Video | ‘Is the State Prepared to Recognize Signs of Cannabis Influence?’ (NBC CT)

January 23, 2023

Story as it appeared on NBC CT’s ‘Face the Facts’


Earlier this week, we learned cannabis shops collected approximately $2 million in sales in the first seven days of being able to sell product to recreational customers.


With this new budding industry and the added tax revenue for the state also comes added challenges. Among them is public safety.


NBC Connecticut’s Mike Hydeck spoke with State Senator Paul Cicarella about what lawmakers are starting to consider as this evolves. He’s a Republican from North Haven and a ranking member of the Public Safety and Security Committee.


Mike Hydeck: So when it comes to driving under the influence of cannabis, both state and local police are now starting to get trained, and some are already trained on how to recognize someone who’s driving high. Do we have, in your estimation, enough officers trained right now to keep the roads safe?

Paul Cicarella: No. No, we definitely do not have enough officers that have the proper training. And it’s a DRE, it’s a Drug Recognition Expert, is the acronym. And it’s an extensive training and quite costly. And there’s approximately, I think, 62 officers in the state of Connecticut that have this training, and we have 169 municipalities. So when you talk about not having enough, I think those numbers could explain that there.

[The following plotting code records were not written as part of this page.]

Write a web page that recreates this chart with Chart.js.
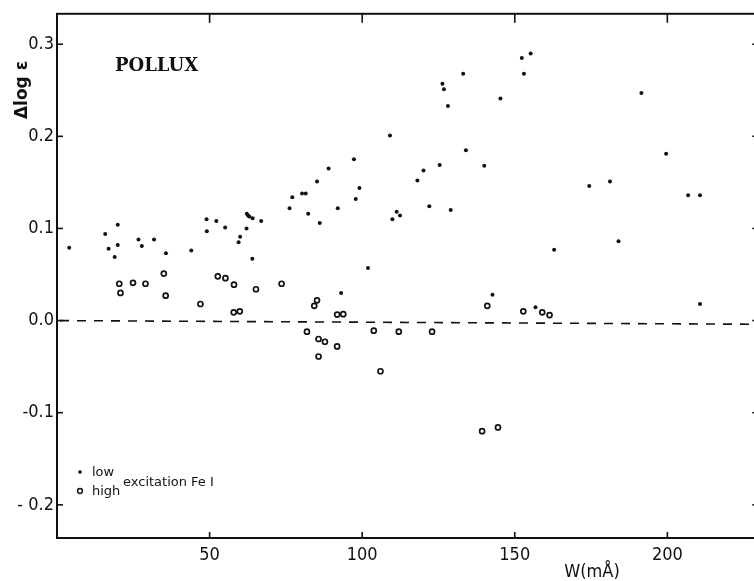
<!DOCTYPE html>
<html>
<head>
<meta charset="utf-8">
<script src="https://cdn.jsdelivr.net/npm/chart.js@4.4.1/dist/chart.umd.min.js"></script>
<style>
  html, body { margin: 0; padding: 0; background: #fff; overflow: hidden; }
  #wrap { width: 754px; height: 581px; overflow: hidden; position: relative; }
  #plot { display: block; position: absolute; left: 0; top: 0; }
</style>
</head>
<body>
<div id="wrap"><canvas id="plot" width="764" height="581"></canvas></div>
<script>
// ───────── data ─────────

// low excitation Fe I (filled dots)
const lowW = [4.0, 15.8, 16.9, 18.9, 19.9, 19.9, 26.7, 27.8, 31.8, 35.7, 44.0, 49.0, 49.1, 52.2, 55.1,
    59.5, 60.0, 62.1, 62.2, 62.6, 63.0, 64.1, 64.0, 66.9, 76.2, 77.1, 80.3, 81.5, 82.3, 85.2, 86.1,
    89.0, 92.0, 93.1, 97.3, 97.9, 99.1, 101.9, 109.1, 109.9, 111.3, 112.4, 118.1, 120.1, 122.0, 125.4,
    126.3, 126.8, 128.1, 129.0, 133.1, 134.0, 140.0, 142.7, 145.3, 152.3, 153.0, 155.2, 156.8, 162.9,
    174.4, 181.2, 184.0, 191.5, 199.6, 206.8, 210.7, 210.7];
const lowD = [0.079, 0.094, 0.078, 0.069, 0.104, 0.082, 0.088, 0.081, 0.088, 0.073, 0.076, 0.110, 0.097, 0.108, 0.101,
    0.085, 0.091, 0.100, 0.116, 0.114, 0.113, 0.111, 0.067, 0.108, 0.122, 0.134, 0.138, 0.138, 0.116, 0.151, 0.106,
    0.165, 0.122, 0.030, 0.175, 0.132, 0.144, 0.057, 0.201, 0.110, 0.118, 0.114, 0.152, 0.163, 0.124, 0.169,
    0.257, 0.251, 0.233, 0.120, 0.268, 0.185, 0.168, 0.028, 0.241, 0.285, 0.268, 0.290, 0.0145, 0.077,
    0.146, 0.151, 0.086, 0.247, 0.181, 0.136, 0.136, 0.018];

// high excitation Fe I (open circles)
const highW = [20.4, 20.8, 24.9, 29.0, 35.0, 35.6, 47.0, 52.7, 55.2, 58.0, 57.9, 59.9, 65.2, 73.6,
    81.9, 84.3, 85.2, 85.7, 85.7, 87.8, 91.8, 91.8, 93.8, 103.8, 106.0, 112.0, 122.9,
    139.3, 141.0, 144.5, 152.8, 159.0, 161.4];
const highD = [0.040, 0.030, 0.041, 0.040, 0.051, 0.027, 0.018, 0.048, 0.046, 0.039, 0.009, 0.010, 0.034, 0.040,
    -0.012, 0.016, 0.022, -0.020, -0.039, -0.023, 0.0065, -0.028, 0.007, -0.011, -0.055, -0.012, -0.012,
    -0.120, 0.016, -0.116, 0.010, 0.009, 0.006];

// dashed reference line (scan is a little tilted)
const zeroW = [0, 229.8];
const zeroD = [0, -0.004];

// axes
const xTicks = [50, 100, 150, 200];
const yTicks = [-0.2, -0.1, 0.0, 0.1, 0.2, 0.3];
const yTickLabels = ['- 0.2', '-0.1', '0.0', '0.1', '0.2', '0.3'];

const INK = '#111';
const AXIS_FONT = "'DejaVu Sans Condensed', 'Liberation Sans Narrow', 'Liberation Sans', sans-serif";

const toPoints = (xs, ys) => xs.map((w, i) => ({ x: w, y: ys[i] }));

// ─ frame, inward ticks and the loose labels
const frameAndLabels = {
    id: 'frameAndLabels',
    afterDraw(chart) {
        const { ctx, chartArea: a, scales: { x, y } } = chart;
        const line = (x1, y1, x2, y2) => {
            ctx.beginPath(); ctx.moveTo(x1, y1); ctx.lineTo(x2, y2); ctx.stroke();
        };
        ctx.save();
        ctx.strokeStyle = INK;
        ctx.lineWidth = 2;
        ctx.strokeRect(a.left, a.top, a.right - a.left, a.bottom - a.top);

        ctx.lineWidth = 1.6;
        xTicks.forEach(v => {
            const px = x.getPixelForValue(v);
            line(px, a.bottom, px, a.bottom - 6);
            line(px, a.top, px, a.top + 9);
        });
        yTicks.forEach(v => {
            const py = y.getPixelForValue(v);
            line(a.left, py, a.left + 6, py);
            line(a.right, py, a.right - 6, py);
        });

        ctx.fillStyle = INK;

        // star name
        ctx.font = "bold 18px 'DejaVu Serif', 'Liberation Serif', serif";
        ctx.textBaseline = 'alphabetic';
        ctx.textAlign = 'left';
        ctx.fillText('POLLUX', 115, 71);

        // y title, rotated
        ctx.save();
        ctx.translate(27, 90);
        ctx.rotate(-Math.PI / 2);
        ctx.font = "bold 17px 'DejaVu Sans', sans-serif";
        ctx.textAlign = 'center';
        ctx.fillText('\u0394log \u03b5', 0, 0);
        ctx.restore();

        // x title
        ctx.font = '18px ' + AXIS_FONT;
        ctx.textAlign = 'center';
        ctx.fillText('W(m\u00c5)', 592, 577);

        // legend
        ctx.beginPath(); ctx.arc(80, 472, 1.8, 0, Math.PI * 2); ctx.fill();
        ctx.lineWidth = 1.5;
        ctx.beginPath(); ctx.arc(80, 491, 2.4, 0, Math.PI * 2); ctx.stroke();
        ctx.textAlign = 'left';
        ctx.font = "13px 'DejaVu Sans', sans-serif";
        ctx.fillText('low', 92, 476);
        ctx.fillText('high', 92, 495);
        ctx.fillText('excitation Fe I', 123, 486);
        ctx.restore();
    }
};

// ─ chart
function initChart() {
    const ctx = document.getElementById('plot').getContext('2d');
    new Chart(ctx, {
        type: 'scatter',
        data: {
            datasets: [
                {
                    label: 'low',
                    data: toPoints(lowW, lowD),
                    pointStyle: 'circle',
                    pointRadius: 2,
                    backgroundColor: INK,
                    borderWidth: 0
                },
                {
                    label: 'high',
                    data: toPoints(highW, highD),
                    pointStyle: 'circle',
                    pointRadius: 2.5,
                    backgroundColor: 'rgba(0,0,0,0)',
                    borderColor: INK,
                    borderWidth: 1.7
                },
                {
                    label: 'zero',
                    data: toPoints(zeroW, zeroD),
                    showLine: true,
                    pointRadius: 0,
                    borderColor: INK,
                    borderWidth: 1.6,
                    borderDash: [9, 8],
                    borderDashOffset: -3
                }
            ]
        },
        options: {
            responsive: false,
            animation: false,
            layout: { padding: { left: 0, right: 4, top: 13, bottom: 0 } },
            plugins: { legend: { display: false }, tooltip: { enabled: false } },
            scales: {
                x: {
                    type: 'linear',
                    min: 0,
                    max: 229.8,
                    grid: { display: false, drawTicks: false },
                    border: { display: false },
                    afterBuildTicks: s => { s.ticks = xTicks.map(v => ({ value: v })); },
                    afterFit: s => { s.height = 43; },
                    ticks: {
                        padding: 7,
                        color: INK,
                        font: { family: AXIS_FONT, size: 18 },
                        callback: v => String(v)
                    }
                },
                y: {
                    type: 'linear',
                    min: -0.236,
                    max: 0.333,
                    grid: { display: false, drawTicks: false },
                    border: { display: false },
                    afterBuildTicks: s => { s.ticks = yTicks.map(v => ({ value: v })); },
                    afterFit: s => { s.width = 57; },
                    ticks: {
                        padding: 3,
                        color: INK,
                        font: { family: AXIS_FONT, size: 18 },
                        callback: (v, i) => yTickLabels[i]
                    }
                }
            }
        },
        plugins: [frameAndLabels]
    });
}

document.addEventListener('DOMContentLoaded', initChart);
</script>
</body>
</html>
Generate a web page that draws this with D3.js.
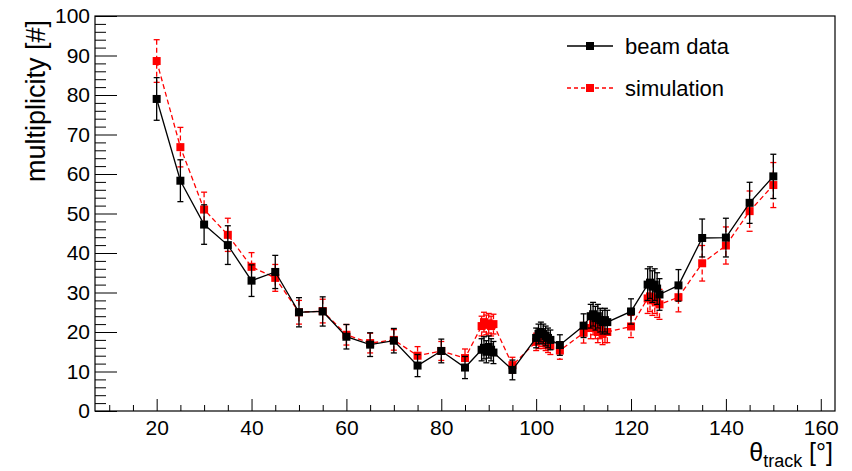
<!DOCTYPE html>
<html>
<head>
    <meta charset="UTF-8">
    <title>multiplicity vs theta</title>
    <script src="https://d3js.org/d3.v7.min.js"></script>
    <style>
        body { margin: 0; background: #fff; }
        text { font-family: "Liberation Sans", Arial, Helvetica, sans-serif; }
    </style>
</head>
<body>
<script>
    // beam data (black, solid)
    var beamTheta = [20, 25, 30, 35, 40, 45, 50, 55, 60, 65, 70, 75, 80, 85,
        88.5, 89, 89.5, 90, 90.5, 91, 95,
        100, 100.5, 101, 101.5, 102, 102.5, 103, 105, 110,
        111.5, 112, 112.5, 113, 113.5, 114, 114.5, 115, 120,
        123.5, 124, 124.5, 125, 125.5, 126, 130, 135, 140, 145, 150];
    var beamMult = [79, 58.3, 47.2, 42, 33, 35.2, 25, 25.2, 18.8, 16.8, 17.8, 11.5, 15.2, 11,
        15.5, 16, 15, 16.2, 15.5, 14.8, 10.4,
        18.5, 19.5, 20, 19.5, 19, 18.5, 18, 16.7, 21.6,
        24, 24.5, 23.5, 24, 23, 22.5, 23, 22.5, 25.2,
        32, 32.5, 31.5, 32, 31, 29.5, 31.8, 43.8, 43.9, 52.7, 59.4];
    var beamErr = [5.4, 5.3, 5, 4.9, 4, 4.2, 3.7, 3.7, 3.1, 3, 3.1, 2.8, 3, 2.8,
        2.8, 2.8, 2.8, 2.8, 2.8, 2.8, 2.5,
        2.5, 2.5, 2.5, 2.5, 2.5, 2.5, 2.5, 2.6, 3,
        3, 3, 3, 3, 3, 3, 3, 3, 3.2,
        4, 4, 4, 4, 4, 4, 4, 4.8, 4.9, 5.2, 5.6];

    // simulation (red, dashed)
    var simTheta = beamTheta;
    var simMult = [88.6, 66.8, 51, 44.6, 36.5, 33.7, 25, 25.3, 19.3, 17.2, 18, 14, 15.2, 13.4,
        21.5, 22.5, 21.8, 22.2, 21.5, 22, 11.6,
        17.5, 18, 18.5, 18, 17.5, 17, 16.5, 15.3, 19.8,
        21, 22, 21, 20, 21, 19.5, 20, 20, 21.4,
        28.5, 29, 28, 28.5, 27.5, 27, 28.8, 37.4, 41.9, 50.6, 57.2];
    var simErr = [5.4, 5, 4.4, 4.2, 3.6, 3.4, 3, 3, 2.6, 2.5, 2.6, 2.3, 2.4, 2.3,
        2.5, 2.5, 2.5, 2.5, 2.5, 2.5, 2,
        2.2, 2.2, 2.2, 2.2, 2.2, 2.2, 2.2, 2.2, 2.6,
        2.7, 2.7, 2.7, 2.7, 2.7, 2.7, 2.7, 2.7, 2.8,
        3.8, 3.8, 3.8, 3.8, 3.8, 3.8, 3.7, 4.5, 4.7, 5.1, 5.7];

    var xMajor = [20, 40, 60, 80, 100, 120, 140, 160];
    var yMajor = [0, 10, 20, 30, 40, 50, 60, 70, 80, 90, 100];

    var width = 852, height = 471;
    var frame = { left: 95, right: 835, top: 16, bottom: 411 };

    var svg = d3.select("body").append("svg")
        .attr("width", width)
        .attr("height", height);

    var x = d3.scaleLinear().domain([7, 163]).range([frame.left, frame.right]);
    var y = d3.scaleLinear().domain([0, 100]).range([frame.bottom, frame.top]);

    // minor ticks
    var xMinor = d3.range(10, 163, 5).filter(function (d) { return d % 20 !== 0; });
    var yMinor = d3.range(0, 101, 2).filter(function (d) { return d % 10 !== 0; });

    svg.append("g")
        .attr("transform", "translate(0," + frame.bottom + ")")
        .call(d3.axisBottom(x).tickValues(xMinor).tickSize(-6).tickFormat(""))
        .call(function (g) { g.select(".domain").remove(); });

    svg.append("g")
        .attr("transform", "translate(0," + frame.bottom + ")")
        .call(d3.axisBottom(x).tickValues(xMajor).tickSize(-12).tickPadding(9).tickFormat(d3.format("d")))
        .call(function (g) {
            g.select(".domain").remove();
            g.selectAll("text").attr("font-size", 21).attr("fill", "#000");
        });

    svg.append("g")
        .attr("transform", "translate(" + frame.left + ",0)")
        .call(d3.axisLeft(y).tickValues(yMinor).tickSize(-11).tickFormat(""))
        .call(function (g) { g.select(".domain").remove(); });

    svg.append("g")
        .attr("transform", "translate(" + frame.left + ",0)")
        .call(d3.axisLeft(y).tickValues(yMajor).tickSize(-22).tickPadding(5).tickFormat(d3.format("d")))
        .call(function (g) {
            g.select(".domain").remove();
            g.selectAll("text").attr("font-size", 21).attr("fill", "#000");
        });

    svg.selectAll(".tick line").attr("stroke", "#000").attr("stroke-width", 1);

    // frame box
    svg.append("rect")
        .attr("x", frame.left).attr("y", frame.top)
        .attr("width", frame.right - frame.left)
        .attr("height", frame.bottom - frame.top)
        .attr("fill", "none").attr("stroke", "#000").attr("stroke-width", 1.2);

    // axis titles
    svg.append("text")
        .attr("transform", "translate(45," + (frame.top + 4) + ") rotate(-90)")
        .attr("text-anchor", "end")
        .attr("font-size", 27)
        .text("multiplicity [#]");

    var xt = svg.append("text")
        .attr("x", frame.right - 2)
        .attr("y", 461)
        .attr("text-anchor", "end")
        .attr("font-size", 25);
    xt.append("tspan").text("\u03b8");
    xt.append("tspan").attr("font-size", 18).attr("dy", 6).text("track");
    xt.append("tspan").attr("dy", -6).text(" [\u00b0]");

    function drawSeries(theta, mult, err, color, dash) {
        var pts = theta.map(function (t, i) { return { t: t, v: mult[i], e: err[i] }; });
        var g = svg.append("g");
        var line = d3.line()
            .x(function (d) { return x(d.t); })
            .y(function (d) { return y(d.v); });

        g.append("path")
            .attr("d", line(pts))
            .attr("fill", "none")
            .attr("stroke", color)
            .attr("stroke-width", 1.3)
            .attr("stroke-dasharray", dash);

        var eb = g.selectAll(".err").data(pts).enter().append("g");
        eb.append("line")
            .attr("x1", function (d) { return x(d.t); })
            .attr("x2", function (d) { return x(d.t); })
            .attr("y1", function (d) { return y(d.v + d.e); })
            .attr("y2", function (d) { return y(d.v - d.e); })
            .attr("stroke", color).attr("stroke-width", 1.3)
            .attr("stroke-dasharray", dash);
        [1, -1].forEach(function (s) {
            eb.append("line")
                .attr("x1", function (d) { return x(d.t) - 3; })
                .attr("x2", function (d) { return x(d.t) + 3; })
                .attr("y1", function (d) { return y(d.v + s * d.e); })
                .attr("y2", function (d) { return y(d.v + s * d.e); })
                .attr("stroke", color).attr("stroke-width", 1.3);
        });

        g.selectAll(".pt").data(pts).enter().append("rect")
            .attr("x", function (d) { return x(d.t) - 4; })
            .attr("y", function (d) { return y(d.v) - 4; })
            .attr("width", 8).attr("height", 8)
            .attr("fill", color);
    }

    drawSeries(simTheta, simMult, simErr, "#ff0000", "5,3");
    drawSeries(beamTheta, beamMult, beamErr, "#000000", null);

    // legend
    var legend = svg.append("g");
    var legItems = [
        { label: "beam data", color: "#000000", dash: null, y: 46 },
        { label: "simulation", color: "#ff0000", dash: "4,3", y: 88 }
    ];
    legItems.forEach(function (d) {
        legend.append("line")
            .attr("x1", 567).attr("x2", 613)
            .attr("y1", d.y).attr("y2", d.y)
            .attr("stroke", d.color).attr("stroke-width", 1.3)
            .attr("stroke-dasharray", d.dash);
        legend.append("rect")
            .attr("x", 586).attr("y", d.y - 4)
            .attr("width", 8).attr("height", 8)
            .attr("fill", d.color);
        legend.append("text")
            .attr("x", 625).attr("y", d.y + 8)
            .attr("font-size", 22)
            .text(d.label);
    });
</script>
</body>
</html>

Mike Hydeck: So we know and we’ve done stories on them and have seen them on the side of the road, the field sobriety tests, when people have to touch their nose or walk a line or in some cases, you know, submit to another kind of test. How is a test for cannabis conducted? Those 60 plus officers who have the training, how do they do it?

Paul Cicarella: So it’s a series of similar tasks, and they would be observing how they respond to those. But that’s like a second step. You know, as you said, you see somebody being pulled over and they’re walking a straight line, once they fail the field sobriety, then they would be given a breathalyzer roadside, possibly in most times, and then it would determine if in fact, they’re intoxicated, and then brought into custody. And depending on what happened and what the circumstances are, the charges could be great. God forbid, there was some injuries or even worse. With that information, someone could be prosecuted. Unfortunately, when it comes to marijuana, if they produce enough evidence to believe someone’s intoxicated, there’s no real way to understand if they are under the effects of marijuana. And even with these experts that have this training, it’s still going to be a challenge to really prosecute if something very serious does happen when they’re pulled over. And those are the challenges and things that we’re worried about here in the state of Connecticut.

Mike Hydeck: So when those tests are conducted, is there a concern that some of that evidence is going to hold up in court? I guess, when you mean, prosecute, that’s maybe the difficult thing moving forward? And we’re not the first state obviously, to go through this. Can we learn things from Colorado and Oregon and some other states who have had to grapple with this ahead of us?

Paul Cicarella: We can and I really hope we took some of the negative things that we’ve seen that came out of the states that did this prior to us and adjust. I think this was kind of pushed forward rather quickly. And there’s a lot of things that need to be addressed to make sure our general population is safe. There’s not really a test that can determine when somebody is under the influence of the marijuana. There’s some tests, I believe in Canada and overseas where they would swab your mouth. But the false positive rate and false negative rate is so high that again, that might be a challenge to be admissible in court as well. So at this time, there’s no way to really do that. And I was trying to find a case that they were able to prove somebody was under the influence of marijuana and be able to, again, prosecute that solely just with being under the influence of marijuana.

Mike Hydeck: Is it likely that we have to change the law? I believe in Connecticut, when they test for certain substances, I think we are considered what’s called a urine state and not a blood state. Would we have to change the laws to try to do a different kind of chemical test to check on people who are in roadside stops?

Paul Cicarella: So again, you know, even a blood test, they’ll show you that there is THC in the system, but to determine when it was ingested, and if they’re, in fact, under the influence at the time of the accident, or being pulled over, there’s, you know, there’s not enough information to be able to produce that evidence. You know, you could say when somebody has alcohol coming out of their system, you’d be able to scientifically show when they started drinking based upon their size, their weight, and it would leave their body in a certain amount of time. There’s not a test like that to produce when that marijuana was ingested.

Mike Hydeck: Because as we know, studies show that the THC can stay in your body as long as a month. So if you’re not specifically high behind the wheel but used cannabis 27 days ago, it wouldn’t apply, right? That would make it very difficult in court, I would imagine.

Paul Cicarella: Absolutely. And if I was a defense attorney, that’s the first thing I would say is, how do we know he was under the influence at the time, which would obviously increase the charges, God forbid, of a serious injury or death when somebody is under the influence. That would be a definite tactic of a defense attorney to represent their client.